Por eso, bien haría el Presidente en tomarse el tiempo necesario para seleccionar con tino al ministro que haya de suceder la fracasada gestión de Octavio Salazar. Si hubiera tenido en su momento un buen ministro o una buena ministra, no hubiera sucedido, por ejemplo, lo de Bagua. No hubiera habido compras corruptas, como la de los portatropas. Si eso hizo el daño que ya se percibe o se conoce, ¿qué pasará si hay alguna gestión similarmente desatinada en el inicio de la transición de régimen?
Colofón del caso Crousillat.- Se pensó como una ofensiva rápida, inesperada pero temida; como una de esas incursiones de nómades rapaces entre aterrorizados aldeanos. La preparación parecía a punto: la liberación del patriarca de la cutra televisiva, cuyo patente cinismo era en sí una forma de intimidación. Y la hubo en el canal amenazado. Mamita, Crousillat. Luego, la insinuación del Presidente; la aparatosa demanda, mientras se buscaba la medida cautelar oportuna para asestar un golpe poco original pero que les había funcionado a otros en el pasado.
En lugar de eso, el caso Crousillat será estudiado en las asignaturas de estrategia como un caso de debacle en los primeros pasos de una ofensiva. Se tratará de identificar cada uno de los pasos y las decisiones que den la clave de ese fulminante fracaso. Es que las grandes victorias y las más contundentes derrotas tienen en común las decisiones originales que llevan a los más radicales resultados.
En el caso Crousillat, hubo un complejo de equivocaciones. Los perpetradores no calcularon que su apenas velada complicidad iba a catalizar una rápida resistencia. Varios de los cómplices más importantes se mantuvieron clandestinos, no sacaron la cara y, cuando empezó el sálvese quien pueda, se escurrieron a sus madrigueras. Luego, la gente que colaboró tácitamente con Crousillat mantuvo un equilibrio precario entre ayudarlo y abandonarlo; entre dejarlo hacer o proclamarse sorprendidos y pasar a perseguirlo. Crousillat, por su lado, resultó esclavo de sus reflejos. Cuando las cosas parecieron volteársele, se dio a la fuga y con eso liquidó sus hasta entonces buenas posibilidades de pelear por su libertad.
Porque si bien Alan García tuvo la facultad de indultarlo (por más que dicha facultad fuera vergonzosamente utilizada), no tuvo la de revocarle el indulto. Él no tiene autoridad como para juzgar la constitucionalidad o no de un indulto, por repugnante que éste sea. La revocación de un exceso constitucional corresponde al Tribunal, no al Ejecutivo.
Si Crousillat se hubiera quedado a pelear la constitucionalidad de su indulto, tenía buenas posibilidades de ganar. Victoria maloliente pero victoria al fin.

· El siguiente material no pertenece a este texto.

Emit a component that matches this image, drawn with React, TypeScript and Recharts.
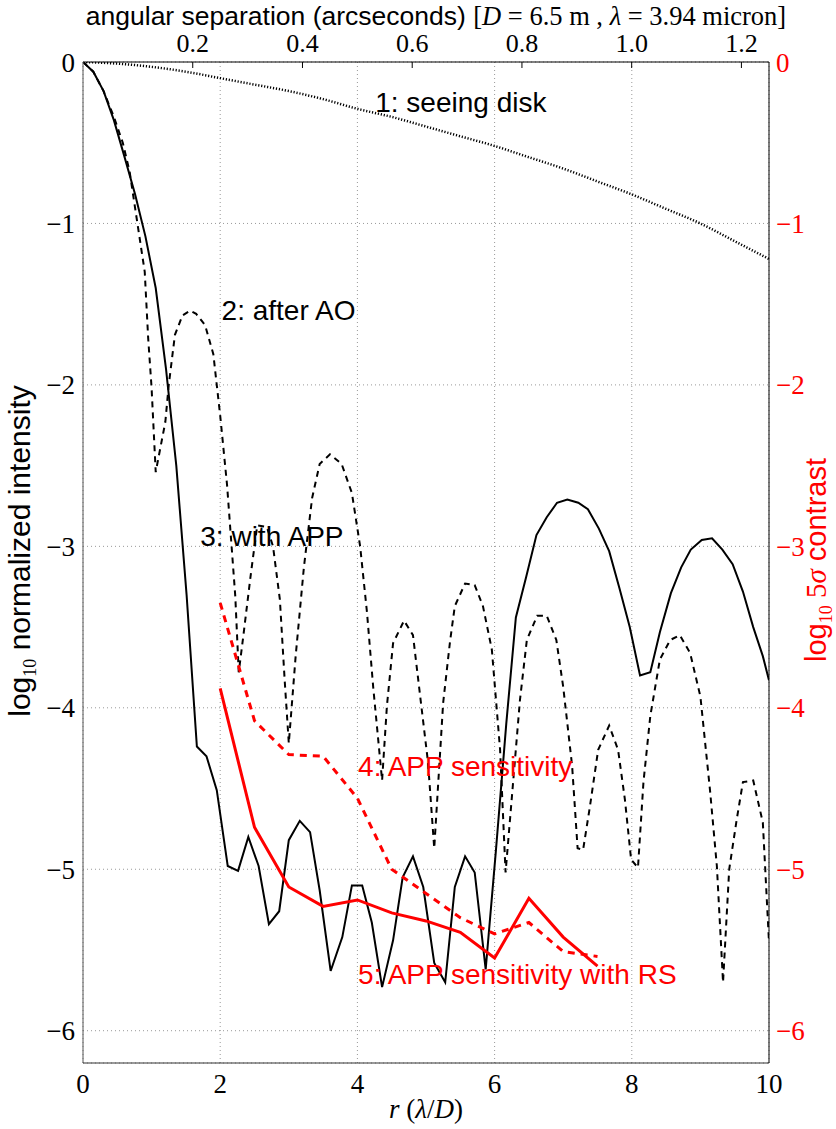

Pero lo ganó la pavloviana. Cuando supo que la Policía lo buscaba, salió corriendo, se las picó como hace cualquier choro cuando escucha una sirena. Fue fuga en medio de un ruido de ventanas rotas, zafaderas de trasero, confesiones de burla, protestas de virtud y guillotina de ministro.
Pero el camino a la farsa ha quedado lleno de huellas.